As it identifies a potential new source of data to use over the coming year as it builds the system, the agency will be dropping the data into the IRT model to see if it has the appropriate effects. Yessen likened the model to “a funnel, and you can keep dropping information into that funnel, and we’re looking for opportunities to do that.”

The agency was accepting feedback on what new data sets it could use in the CSA system, including metrics on driver pay methods and carriers’ turnover rates. However, representatives from fleets and the American Trucking Associations cautioned the agency against using such data in determining carriers’ CSA scores.

“If a carrier has adopted a proactive culture of safety, which I’ve been told that’s what they want us to do, if I have methods in place to identify bad eggs … and I get them out of my fleet before they have an accident, I still have to replace the driver. That’s a kind of positive turnover,” said Irwin Shires of Panther Expedited. Shires is also a member of the Motor Carriers for Regulatory Reform group.

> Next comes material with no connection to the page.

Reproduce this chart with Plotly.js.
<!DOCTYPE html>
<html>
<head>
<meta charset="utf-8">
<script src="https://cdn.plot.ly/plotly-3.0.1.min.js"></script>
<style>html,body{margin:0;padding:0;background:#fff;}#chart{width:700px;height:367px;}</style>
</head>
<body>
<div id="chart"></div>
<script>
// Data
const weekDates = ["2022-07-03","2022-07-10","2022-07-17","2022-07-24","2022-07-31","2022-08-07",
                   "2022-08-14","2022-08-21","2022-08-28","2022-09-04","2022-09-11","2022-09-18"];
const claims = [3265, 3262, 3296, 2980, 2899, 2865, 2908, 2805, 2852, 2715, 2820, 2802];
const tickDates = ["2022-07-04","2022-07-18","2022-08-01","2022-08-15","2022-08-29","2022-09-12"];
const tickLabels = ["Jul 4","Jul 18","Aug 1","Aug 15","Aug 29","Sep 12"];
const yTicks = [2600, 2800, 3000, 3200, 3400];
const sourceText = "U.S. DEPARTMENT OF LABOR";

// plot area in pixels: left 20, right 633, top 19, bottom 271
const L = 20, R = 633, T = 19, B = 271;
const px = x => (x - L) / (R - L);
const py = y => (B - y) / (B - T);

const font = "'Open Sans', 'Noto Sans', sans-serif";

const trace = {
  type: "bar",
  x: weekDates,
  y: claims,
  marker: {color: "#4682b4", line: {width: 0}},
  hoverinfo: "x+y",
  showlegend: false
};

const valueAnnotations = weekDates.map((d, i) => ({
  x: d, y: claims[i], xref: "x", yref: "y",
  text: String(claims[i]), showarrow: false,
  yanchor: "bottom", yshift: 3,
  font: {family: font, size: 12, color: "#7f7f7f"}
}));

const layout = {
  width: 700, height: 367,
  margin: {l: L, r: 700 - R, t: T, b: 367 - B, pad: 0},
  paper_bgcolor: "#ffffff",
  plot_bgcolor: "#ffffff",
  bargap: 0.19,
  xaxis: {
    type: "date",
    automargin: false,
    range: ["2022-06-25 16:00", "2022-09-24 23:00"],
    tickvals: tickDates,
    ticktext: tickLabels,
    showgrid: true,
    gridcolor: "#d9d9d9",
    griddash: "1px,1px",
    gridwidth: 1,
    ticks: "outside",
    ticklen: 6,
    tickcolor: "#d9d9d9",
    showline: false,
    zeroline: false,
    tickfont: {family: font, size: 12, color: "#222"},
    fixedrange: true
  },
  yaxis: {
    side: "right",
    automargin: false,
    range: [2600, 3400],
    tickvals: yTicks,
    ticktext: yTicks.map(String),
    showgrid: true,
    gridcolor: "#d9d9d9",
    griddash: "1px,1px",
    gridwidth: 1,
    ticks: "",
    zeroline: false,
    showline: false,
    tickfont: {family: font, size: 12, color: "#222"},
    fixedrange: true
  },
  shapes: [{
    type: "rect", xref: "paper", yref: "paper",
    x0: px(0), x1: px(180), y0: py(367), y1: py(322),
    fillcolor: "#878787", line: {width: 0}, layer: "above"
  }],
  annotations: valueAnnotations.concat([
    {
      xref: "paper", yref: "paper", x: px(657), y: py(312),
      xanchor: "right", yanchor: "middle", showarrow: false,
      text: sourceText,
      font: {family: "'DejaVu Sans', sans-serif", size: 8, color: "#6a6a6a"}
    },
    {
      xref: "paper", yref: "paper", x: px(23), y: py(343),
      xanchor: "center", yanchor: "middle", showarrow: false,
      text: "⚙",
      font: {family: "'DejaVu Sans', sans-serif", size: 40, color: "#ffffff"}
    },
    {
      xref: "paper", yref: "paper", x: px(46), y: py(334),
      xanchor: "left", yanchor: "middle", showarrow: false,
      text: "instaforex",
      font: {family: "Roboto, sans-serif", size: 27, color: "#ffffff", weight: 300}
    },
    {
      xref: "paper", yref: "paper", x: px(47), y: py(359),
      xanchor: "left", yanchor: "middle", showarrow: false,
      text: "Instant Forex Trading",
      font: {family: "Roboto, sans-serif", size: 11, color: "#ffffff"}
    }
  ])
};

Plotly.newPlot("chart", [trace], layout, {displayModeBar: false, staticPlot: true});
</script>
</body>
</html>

The agency shouldn’t automatically assume a relationship between driver turnover and carrier safety, he said. “There are a number of carriers out there who churn through drivers,” he said, but the agency should “take into account the exceptions to the rule before you implement them into an IRT model.”

Though there were some commendations for the agency taking into account method of compensation and turnover as potential data points for safety assessment, getting carriers to disclose such information to the system would require rulemaking for the FMCSA to actually require that disclosure, Director of Enforcement Joe DeLorenzo acknowledged.
Dan Horvath, safety policy VP for the American Trucking Associations, provided a counterpoint when he noted that, in his association’s view, “from a compensation perspective, we don’t think it’s reliable to judge a carrier on that.”